[Exercise prompt]
Do not repeat pictures. Repeat exactly the lines of the listing below from its first line through the line with "import pandas as pd".

Rows from a dataset:
[Begin]
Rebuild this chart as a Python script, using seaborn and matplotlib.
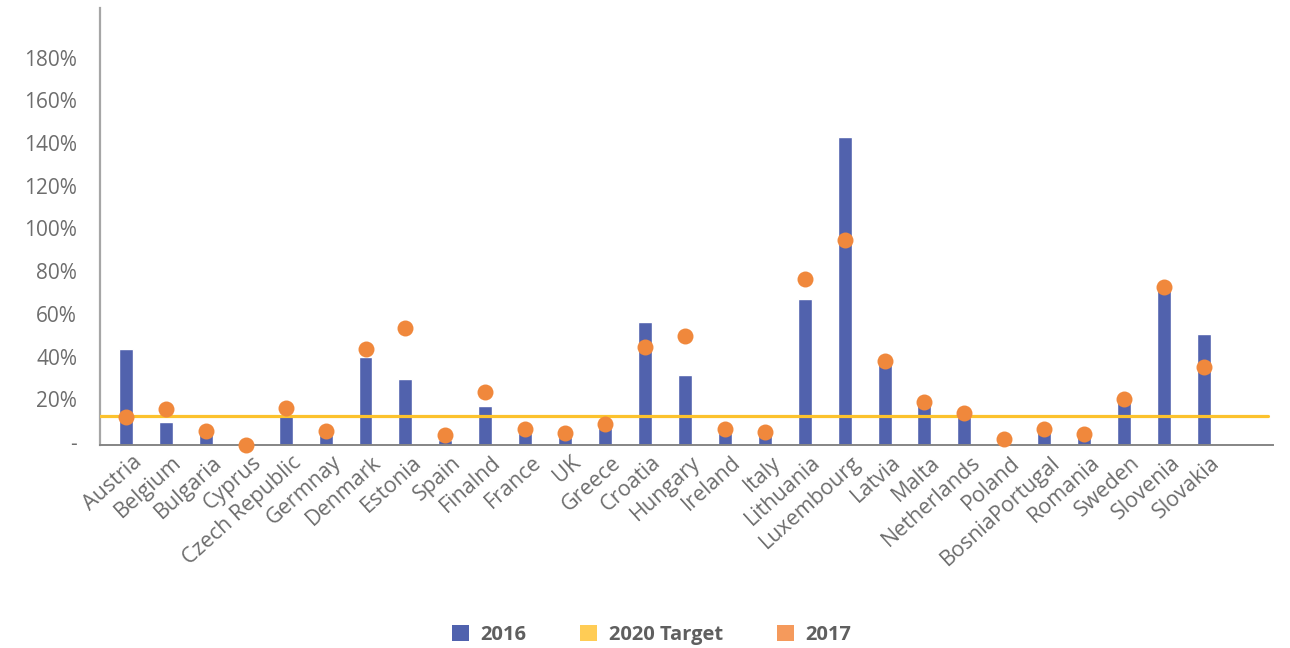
import matplotlib
matplotlib.use("Agg")
import matplotlib.pyplot as plt
import matplotlib.transforms as mtransforms
from matplotlib.patches import Patch
import seaborn as sns
import pandas as pd

countries = ["Austria", "Belgium", "Bulgaria", "Cyprus", "Czech Republic", "Germnay",
             "Denmark", "Estonia", "Spain", "Finalnd", "France", "UK", "Greece",
             "Croatia", "Hungary", "Ireland", "Italy", "Lithuania", "Luxembourg",
             "Latvia", "Malta", "Netherlands", "Poland", "BosniaPortugal", "Romania",
             "Sweden", "Slovenia", "Slovakia"]
values_2016 = [44.9, 10.8, 5.6, 0.0, 13.6, 4.7, 41.2, 30.9, 2.3, 18.3, 5.6, 3.9, 7.8,
               57.6, 32.8, 5.6, 4.7, 68.4, 144.2, 38.4, 18.7, 13.2, 0.5, 6.2, 3.9,
               20.3, 72.6, 52.0]
values_2017 = [13.2, 16.7, 6.6, 0.0, 17.2, 6.7, 44.9, 54.9, 4.5, 25.0, 7.5, 5.5, 9.7,
               45.9, 50.9, 7.5, 6.2, 77.7, 96.1, 39.2, 20.1, 14.8, 2.7, 7.4, 5.0,
               21.5, 73.8, 36.4]
target_2020 = 13.6
y_ticks = [0, 20, 40, 60, 80, 100, 120, 140, 160, 180]
y_tick_labels = ["-", "20%", "40%", "60%", "80%", "100%", "120%", "140%", "160%", "180%"]
legend_labels = ["2016", "2020 Target", "2017"]

df = pd.DataFrame({"country": countries, "v2016": values_2016, "v2017": values_2017})

sns.set_theme(style="white")
plt.rcParams["font.family"] = ["Open Sans", "DejaVu Sans"]

BAR = "#5162ad"
DOT = "#f0883c"
TGT = "#fcc22d"
TXT = "#6d6d6d"

fig = plt.figure(figsize=(12.9, 6.48), dpi=100)
ax = fig.add_axes([100 / 1290, 1 - 445 / 648, 1173 / 1290, 437 / 648])

sns.barplot(data=df, x="country", y="v2016", color=BAR, saturation=1, width=0.35,
            ax=ax, zorder=2)
ax.axhline(target_2020, xmin=0, xmax=1168 / 1173, color=TGT, lw=2.3, zorder=3)
sns.stripplot(data=df, x="country", y="v2017", color=DOT, jitter=False, size=11.5,
              linewidth=0, ax=ax, zorder=4)
for coll in ax.collections:
    coll.set_clip_on(False)

ax.set_xlim(-0.65, 28.73)
ax.set_ylim(0, 204.6)
ax.set_xlabel("")
ax.set_ylabel("")

ax.set_yticks(y_ticks)
ax.set_yticklabels(y_tick_labels, fontsize=15, color=TXT)
ax.tick_params(axis="y", length=0, pad=16.5)
off = mtransforms.ScaledTranslation(0, 3 / 100, fig.dpi_scale_trans)
for lab in ax.get_yticklabels():
    lab.set_transform(lab.get_transform() + off)

ax.tick_params(axis="x", length=0, pad=5)
ax.set_xticks(range(len(countries)))
ax.set_xticklabels(countries, rotation=42, ha="right", rotation_mode="anchor",
                   fontsize=15.5, color=TXT)
offx = mtransforms.ScaledTranslation(6 / 100, 0, fig.dpi_scale_trans)
for lab in ax.get_xticklabels():
    lab.set_transform(lab.get_transform() + offx)

for s in ["top", "right"]:
    ax.spines[s].set_visible(False)
ax.spines["left"].set_color("#a6a6a6")
ax.spines["left"].set_linewidth(1.6)
ax.spines["bottom"].set_color("#858585")
ax.spines["bottom"].set_linewidth(1.4)
ax.grid(False)

handles = [Patch(facecolor="#5062ae", edgecolor="none"),
           Patch(facecolor="#ffcc55", edgecolor="none"),
           Patch(facecolor="#f59a5c", edgecolor="none")]
leg = fig.legend(handles, legend_labels, loc="center", bbox_to_anchor=(0.505, 0.02),
                 ncol=3, frameon=False, handlelength=0.85, handleheight=0.85,
                 handletextpad=0.55, columnspacing=2.7,
                 prop={"size": 14.5, "weight": "bold"})
for t in leg.get_texts():
    t.set_color("#5f5f5f")

fig.savefig("out.png", dpi=100)
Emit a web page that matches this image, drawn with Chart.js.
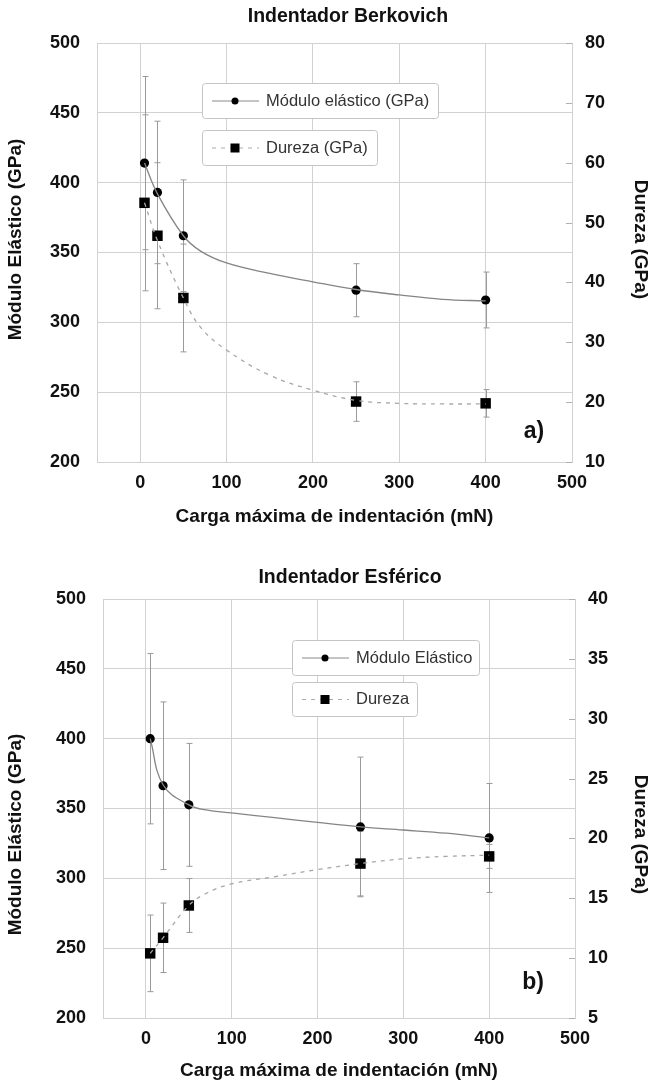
<!DOCTYPE html>
<html>
<head>
<meta charset="utf-8">
<script src="https://cdn.jsdelivr.net/npm/chart.js@4/dist/chart.umd.min.js"></script>
<style>
  html, body { margin: 0; padding: 0; background: #fff; }
  #wrap { position: relative; width: 651px; height: 1086px; }
  .panel { position: absolute; left: 0; width: 651px; }
</style>
</head>
<body>
<div id="wrap">
  <div class="panel" style="top:0;height:540px"><canvas id="berkovich"></canvas></div>
  <div class="panel" style="top:545px;height:541px"><canvas id="esferico"></canvas></div>
</div>
<script>
// Cargas máximas ensayadas (mN) y marcas de los ejes
const cargas = [5, 20, 50, 250, 400];
const cargaTicks = [0, 100, 200, 300, 400, 500];
const moduloTicks = [200, 250, 300, 350, 400, 450, 500];
const berkDurezaTicks = [10, 20, 30, 40, 50, 60, 70, 80];
const esfDurezaTicks = [5, 10, 15, 20, 25, 30, 35, 40];

// Indentador Berkovich: valores medios y desviaciones
const berkModulo = [414, 393, 362, 323, 316];
const berkModuloErr = [62, 51, 40, 19, 20];
const berkDureza = [53.3, 47.8, 37.4, 20.1, 19.8];
const berkDurezaErr = [14.7, 12.2, 9.0, 3.3, 2.3];

// Indentador esférico: valores medios y desviaciones
const esfModulo = [400, 366.3, 352.6, 336.8, 328.9];
const esfModuloErr = [61, 60, 44, 50, 39];
const esfDureza = [10.4, 11.7, 14.4, 17.9, 18.5];
const esfDurezaErr = [3.2, 2.9, 2.25, 2.7, 1.0];

// Curvas de tendencia
const ajusteCargas = [5, 20, 50, 70, 100, 150, 200, 250, 300, 350, 400];
const berkModuloAjuste = [414, 392, 362, 351, 342.5, 335, 329, 323.5, 319.6, 316.5, 315.3];
const berkDurezaAjuste = [53.3, 47, 37.4, 32.5, 28.7, 24.5, 22, 20.3, 19.8, 19.7, 19.7];
const esfModuloAjuste = [400, 367, 352.6, 349, 346.8, 343.5, 340, 336.8, 334.6, 332.3, 329];
const esfDurezaAjuste = [10.4, 11.7, 14.4, 15.4, 16.2, 16.8, 17.4, 17.9, 18.3, 18.5, 18.6];

const FONT = "'Liberation Sans', Arial, sans-serif";
const GRID = '#d2d2d2';
const INK = '#111';

const pares = (xs, ys) => xs.map((x, i) => ({ x: x, y: ys[i] }));
const fijarTicks = lista => scale => { scale.ticks = lista.map(v => ({ value: v })); };

// Barras de error verticales con remates
const barrasError = {
  id: 'barrasError',
  beforeDatasetsDraw(chart) {
    const ctx = chart.ctx;
    ctx.save();
    ctx.strokeStyle = '#9a9a9a';
    ctx.lineWidth = 1;
    chart.data.datasets.forEach(ds => {
      if (!ds.errores) return;
      const ys = chart.scales[ds.yAxisID];
      const xs = chart.scales.x;
      ds.data.forEach((p, i) => {
        const e = ds.errores[i];
        const px = Math.round(xs.getPixelForValue(p.x)) + 0.5;
        const y1 = ys.getPixelForValue(p.y + e);
        const y2 = ys.getPixelForValue(p.y - e);
        ctx.beginPath();
        ctx.moveTo(px, y1); ctx.lineTo(px, y2);
        ctx.moveTo(px - 3, y1); ctx.lineTo(px + 3, y1);
        ctx.moveTo(px - 3, y2); ctx.lineTo(px + 3, y2);
        ctx.stroke();
      });
    });
    ctx.restore();
  }
};

// Marcas del eje derecho hacia el interior del área de trazado
const marcasDerecha = {
  id: 'marcasDerecha',
  afterDatasetsDraw(chart) {
    const ctx = chart.ctx;
    const s = chart.scales.y1;
    const r = chart.chartArea.right;
    ctx.save();
    ctx.strokeStyle = '#b0b0b0';
    ctx.lineWidth = 1;
    s.ticks.forEach(t => {
      const py = Math.round(s.getPixelForValue(t.value)) + 0.5;
      ctx.beginPath();
      ctx.moveTo(r - 6, py); ctx.lineTo(r, py);
      ctx.stroke();
    });
    ctx.restore();
  }
};

// Títulos, leyendas en recuadros separados y rótulo del panel
const rotulos = {
  id: 'rotulos',
  afterDraw(chart, args, opts) {
    const ctx = chart.ctx;
    const area = chart.chartArea;
    const medio = (area.top + area.bottom) / 2;
    ctx.save();
    ctx.fillStyle = INK;
    ctx.textAlign = 'center';
    ctx.textBaseline = 'middle';
    if (opts.titulo) {
      ctx.font = 'bold 19.5px ' + FONT;
      ctx.fillText(opts.titulo.texto, opts.titulo.x, opts.titulo.y);
    }
    // títulos de los ejes verticales
    ctx.font = 'bold 19px ' + FONT;
    (opts.ejes || []).forEach(e => {
      ctx.save();
      ctx.translate(e.x, medio + e.dy);
      ctx.rotate(e.giro * Math.PI / 2);
      ctx.fillText(e.texto, 0, 0);
      ctx.restore();
    });
    (opts.cajas || []).forEach(c => {
      ctx.fillStyle = '#fff';
      ctx.strokeStyle = '#c4c4c4';
      ctx.lineWidth = 1;
      ctx.beginPath();
      ctx.roundRect(c.x + 0.5, c.y + 0.5, c.w, c.h, 3);
      ctx.fill();
      ctx.stroke();
      const cy = c.y + c.h / 2 + 0.5;
      ctx.strokeStyle = c.dash ? '#aaaaaa' : '#8a8a8a';
      ctx.setLineDash(c.dash ? [4, 5] : []);
      ctx.beginPath();
      ctx.moveTo(c.x + 10, cy); ctx.lineTo(c.x + 57, cy);
      ctx.stroke();
      ctx.setLineDash([]);
      ctx.fillStyle = '#000';
      if (c.marca === 'circle') {
        ctx.beginPath(); ctx.arc(c.x + 33, cy, 3.5, 0, Math.PI * 2); ctx.fill();
      } else {
        ctx.fillRect(c.x + 28.5, cy - 4.5, 9, 9);
      }
      ctx.fillStyle = '#333';
      ctx.font = '16.5px ' + FONT;
      ctx.textBaseline = 'middle';
      ctx.textAlign = 'left';
      ctx.fillText(c.texto, c.x + 64, cy);
    });
    if (opts.panel) {
      ctx.fillStyle = INK;
      ctx.font = 'bold 23px ' + FONT;
      ctx.textAlign = 'center';
      ctx.textBaseline = 'middle';
      ctx.fillText(opts.panel.texto, opts.panel.x, opts.panel.y);
    }
    ctx.restore();
  }
};

function grafico(id, o) {
  return new Chart(document.getElementById(id), {
    type: 'scatter',
    data: {
      datasets: [
        { label: 'ajuste módulo', data: pares(ajusteCargas, o.modAjuste), yAxisID: 'y',
          showLine: true, borderColor: '#858585', borderWidth: 1.3, pointRadius: 0,
          tension: 0.4, fill: false },
        { label: 'ajuste dureza', data: pares(ajusteCargas, o.durAjuste), yAxisID: 'y1',
          showLine: true, borderColor: '#a8a8a8', borderWidth: 1.3, borderDash: [4, 5], pointRadius: 0,
          tension: 0.4, fill: false },
        { label: o.etiqMod, data: pares(cargas, o.mod), errores: o.modErr, yAxisID: 'y',
          showLine: false, pointStyle: 'circle', pointRadius: 4.6,
          backgroundColor: '#000', borderColor: '#000', borderWidth: 0 },
        { label: o.etiqDur, data: pares(cargas, o.dur), errores: o.durErr, yAxisID: 'y1',
          showLine: false, pointStyle: 'rect', pointRadius: 7.4,
          backgroundColor: '#000', borderColor: '#000', borderWidth: 0 }
      ]
    },
    plugins: [barrasError, marcasDerecha, rotulos],
    options: {
      responsive: true,
      maintainAspectRatio: false,
      animation: false,
      layout: { padding: { top: o.arriba, left: 0, right: 0, bottom: 0 } },
      plugins: {
        legend: { display: false },
        tooltip: { enabled: false },
        title: { display: false },
        rotulos: {
          titulo: o.titulo, cajas: o.cajas, panel: o.panel,
          ejes: [
            { texto: 'Módulo Elástico (GPa)', x: 16, dy: o.dyEjes, giro: -1 },
            { texto: 'Dureza (GPa)', x: 640, dy: o.dyEjes, giro: 1 }
          ]
        }
      },
      scales: {
        x: {
          type: 'linear', min: -50, max: 500,
          afterBuildTicks: fijarTicks(cargaTicks),
          afterFit: s => { s.height = o.altoX; },
          grid: { color: GRID, drawTicks: false },
          border: { color: GRID },
          ticks: { padding: 10, color: INK, font: { family: FONT, size: 18, weight: 'bold' } },
          title: { display: true, text: 'Carga máxima de indentación (mN)', color: INK,
                   font: { family: FONT, size: 19, weight: 'bold' }, padding: { top: 0, bottom: o.padTituloX } }
        },
        y: {
          position: 'left', min: 200, max: 500,
          afterBuildTicks: fijarTicks(moduloTicks),
          afterFit: s => { s.width = o.anchoIzq; },
          grid: { color: GRID, drawTicks: false },
          border: { color: GRID },
          ticks: { padding: 17, color: INK, font: { family: FONT, size: 18, weight: 'bold' } },
          title: { display: false }
        },
        y1: {
          position: 'right', min: o.durMin, max: o.durMax,
          afterBuildTicks: fijarTicks(o.durTicks),
          afterFit: s => { s.width = o.anchoDer; },
          grid: { drawOnChartArea: false, drawTicks: false },
          border: { display: false },
          ticks: { padding: 13, color: INK, font: { family: FONT, size: 18, weight: 'bold' } },
          title: { display: false }
        }
      }
    }
  });
}

grafico('berkovich', {
  titulo: { texto: 'Indentador Berkovich', x: 348, y: 17 },
  arriba: 43, dyEjes: -13,
  mod: berkModulo, modErr: berkModuloErr, modAjuste: berkModuloAjuste,
  dur: berkDureza, durErr: berkDurezaErr, durAjuste: berkDurezaAjuste,
  durMin: 10, durMax: 80, durTicks: berkDurezaTicks,
  etiqMod: 'Módulo elástico (GPa)', etiqDur: 'Dureza (GPa)',
  altoX: 78, padTituloX: 11.6, anchoIzq: 97, anchoDer: 79,
  cajas: [
    { x: 202, y: 83, w: 236, h: 35, texto: 'Módulo elástico (GPa)', marca: 'circle', dash: false },
    { x: 202, y: 130, w: 175, h: 35, texto: 'Dureza (GPa)', marca: 'rect', dash: true }
  ],
  panel: { texto: 'a)', x: 534, y: 432 }
});

grafico('esferico', {
  titulo: { texto: 'Indentador Esférico', x: 350, y: 33 },
  arriba: 54, dyEjes: 26,
  mod: esfModulo, modErr: esfModuloErr, modAjuste: esfModuloAjuste,
  dur: esfDureza, durErr: esfDurezaErr, durAjuste: esfDurezaAjuste,
  durMin: 5, durMax: 40, durTicks: esfDurezaTicks,
  etiqMod: 'Módulo Elástico', etiqDur: 'Dureza',
  altoX: 68, padTituloX: 3.6, anchoIzq: 103, anchoDer: 76,
  cajas: [
    { x: 292, y: 95, w: 187, h: 35, texto: 'Módulo Elástico', marca: 'circle', dash: false },
    { x: 292, y: 137, w: 125, h: 34, texto: 'Dureza', marca: 'rect', dash: true }
  ],
  panel: { texto: 'b)', x: 533, y: 438 }
});
</script>
</body>
</html>
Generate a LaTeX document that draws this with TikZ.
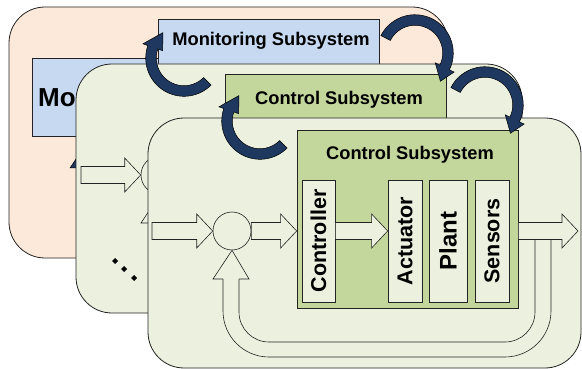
\documentclass[tikz,border=0pt]{standalone}
\usepackage{fontspec}
\setmainfont{Liberation Sans}
\usetikzlibrary{calc}

\definecolor{peach}{RGB}{253,233,218}
\definecolor{pale}{RGB}{235,241,222}
\definecolor{leaf}{RGB}{195,214,155}
\definecolor{sky}{RGB}{198,217,241}
\definecolor{navy}{RGB}{31,56,96}
\definecolor{edge}{RGB}{35,35,35}

\tikzset{
  layer/.style={draw=edge, line width=0.8pt, rounded corners=36pt},
  box/.style={draw=edge, line width=0.7pt, rectangle, inner sep=0pt},
  title/.style={font=\bfseries\fontsize{18.3}{21}\selectfont, inner sep=0pt},
  unit/.style={box, fill=pale, minimum height=122pt},
  vlabel/.style={rotate=90, font=\bfseries\fontsize{21.5}{24}\selectfont, inner sep=0pt},
  barrow/.style={draw=edge, line width=0.6pt, fill=pale, line join=miter},
  fbline/.style={draw=edge, line width=0.6pt},
  junction/.style={circle, draw=edge, line width=0.6pt, fill=pale, minimum size=38pt, inner sep=0pt},
  curl/.style={fill=navy, draw=black, line width=0.5pt, line join=miter},
}

% horizontal block arrow from #1 to the tip #2 (both on the same height)
\newcommand\blockarr[2]{%
  \draw[barrow] let \p1=(#1), \p2=(#2) in
    (\x1,\y2+8.5pt) -- (\x2-16pt,\y2+8.5pt) -- (\x2-16pt,\y2+17pt) -- (\x2,\y2)
    -- (\x2-16pt,\y2-17pt) -- (\x2-16pt,\y2-8.5pt) -- (\x1,\y2-8.5pt) -- cycle;}

% curved band arrow: centre (#1,#2), radius #3, tail angle #4, head angle #5,
% tip angle #6, tip radius #7
\newcommand\curlarr[7]{%
  \filldraw[curl]
    plot[domain=#4:#5, samples=30] ({#1+(#3+5.3)*cos(\x)},{#2+(#3+5.3)*sin(\x)})
    -- ({#1+(#3+10.5)*cos(#5)},{#2+(#3+10.5)*sin(#5)})
    -- ({#1+#7*cos(#6)},{#2+#7*sin(#6)})
    -- ({#1+(#3-10.5)*cos(#5)},{#2+(#3-10.5)*sin(#5)})
    -- plot[domain=#5:#4, samples=30] ({#1+(#3-5.3)*cos(\x)},{#2+(#3-5.3)*sin(\x)})
    -- cycle;}

\begin{document}
\begin{tikzpicture}[x=1pt, y=-1pt]
\useasboundingbox (0,0) rectangle (582,369);

% ---------- back sheet: monitoring level ----------
\draw[layer, fill=peach] (9,7) rectangle (448,258);
\node[box, fill=sky, minimum width=268pt, minimum height=78pt] (mbox) at (166,97) {};
\node[anchor=base west, font=\bfseries\fontsize{26}{30}\selectfont, inner sep=0pt] (mtext) at (38,107) {Monitoring};
\node[box, fill=sky, minimum width=221pt, minimum height=177pt] (mon) at (268.5,107.5) {};
\node[title] (monlab) at (271,41) {Monitoring Subsystem};
\filldraw[curl] (88,141) -- (106,168) -- (70,168) -- cycle;

% ---------- middle sheet ----------
\draw[layer, fill=pale] (76,64) rectangle (522,313);
\node[box, fill=leaf, minimum width=221pt, minimum height=178pt] (cs2) at (335.5,163) {};
\node[title] (cs2lab) at (339,100) {Control Subsystem};
\node[junction] (sum2) at (160,175) {};
\coordinate (in2) at (81,175);
\blockarr{in2}{sum2.west}
\draw[fbline, line join=miter] (151,240) -- (151,223) -- (141,223) -- (sum2.south) -- (177,223) -- (167,223) -- (167,240);
\foreach \px/\py [count=\k] in {115/261, 124/269, 134/278}
  \fill[black] (\px,\py) coordinate (dot\k) +(0,-3) -- +(3,0) -- +(0,3) -- +(-3,0) -- cycle;

% ---------- front sheet ----------
\draw[layer, fill=pale] (148,118) rectangle (581,368);
\node[box, fill=leaf, minimum width=221pt, minimum height=178pt] (cs3) at (407.5,219) {};
\node[title] (cs3lab) at (410,155) {Control Subsystem};

\node[unit, minimum width=33pt] (ctrl)  at (318.5,241) {};
\node[unit, minimum width=34pt] (act)   at (405,241) {};
\node[unit, minimum width=38pt] (plant) at (448,241) {};
\node[unit, minimum width=34pt] (sens)  at (492,241) {};
\node[vlabel] at (ctrl)  {Controller};
\node[vlabel] at (act)   {Actuator};
\node[vlabel, font=\bfseries\fontsize{24}{26}\selectfont] at (plant) {Plant};
\node[vlabel] at (sens)  {Sensors};

\node[junction] (sum3) at (232,231) {};
\coordinate (in3) at (152,231);
\coordinate (out3) at (578,231);
\blockarr{in3}{sum3.west}
\blockarr{sum3.east}{sum3 -| cs3.west}
\blockarr{ctrl.east |- sum3}{act.west |- sum3}
\blockarr{cs3.east |- sum3}{out3}

% feedback loop back into the junction
\draw[fbline, rounded corners=46pt] (551,239.5) -- (551,357) -- (223,357) -- (223,279);
\draw[fbline, rounded corners=30pt] (535,239.5) -- (535,342) -- (239,342) -- (239,279);
\draw[fbline, fill=pale, line join=miter] (223,279) -- (213,279) -- (sum3.south) -- (249,279) -- (239,279);

% ---------- curved arrows between the sheets ----------
\curlarr{184}{58}{33}{45}{199}{230}{33}
\curlarr{260}{121}{33}{45}{199}{230}{33}
\curlarr{415}{53}{33}{207}{386}{408}{38}
\curlarr{485}{105}{33}{207}{386}{408}{38}
\end{tikzpicture}
\end{document}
[End]
[Worked solution]
Rebuild this chart as a Python script, using seaborn and matplotlib.
import matplotlib
matplotlib.use("Agg")
import matplotlib.pyplot as plt
import matplotlib.transforms as mtransforms
from matplotlib.patches import Patch
import seaborn as sns
import pandas as pd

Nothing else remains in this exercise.